← Back to the Feed 7 slides May 7, 2026 · 9:25 pm ET Source: Axios Politics
Trump declared hostilities over. Congress lost its opening.
House Democrats had a war powers offensive locked and loaded. Then Trump pulled the rug — and now they're scrambling to figure out if they still have a move.
After U.S. airstrikes on Iran's Qeshm, the Congressional Progressive Caucus was planning to force a war powers vote every single day Congress was in session. Then Trump declared hostilities 'terminated.' Per Axios, lawmakers and aides were quietly reassessing before Congress returns next week. One senior House progressive said it plainly: 'Who knows how many times Trump could change his position between now and then.'
This is the executive branch's oldest procedural escape hatch against the War Powers Resolution of 1973: act fast, declare it over, and dare Congress to vote on a conflict that's technically paused. Nixon vetoed the Resolution. Every president since has treated it as advisory at best. The lesson from Lebanon (1983) and Libya (2011) is the same: by the time Congress assembles a majority, the president has changed the facts on the ground.

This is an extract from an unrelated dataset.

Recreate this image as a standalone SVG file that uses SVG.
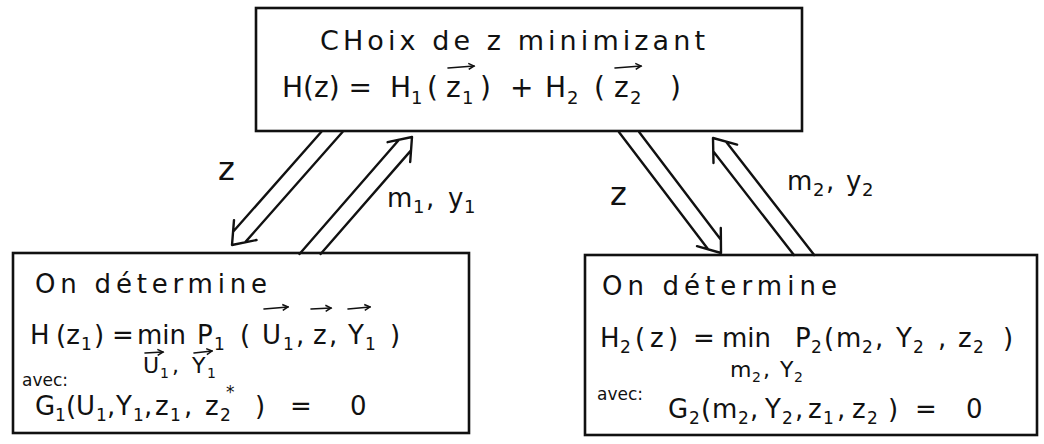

If a presidential declaration of 'terminated hostilities' is enough to moot a war powers challenge, Congress loses its last practical leverage over offensive military action. That's not a policy disagreement — that's Article I authority over war being ceded by default, not debate.
Watch what the CPC actually files — or doesn't file — when Congress returns next week. A forced war powers vote, even one that fails, builds a record and a constitutional argument. Silence is a concession. The specific test: does any Democrat introduce a formal resolution under 50 U.S.C. § 1544(c)? That's the tripwire.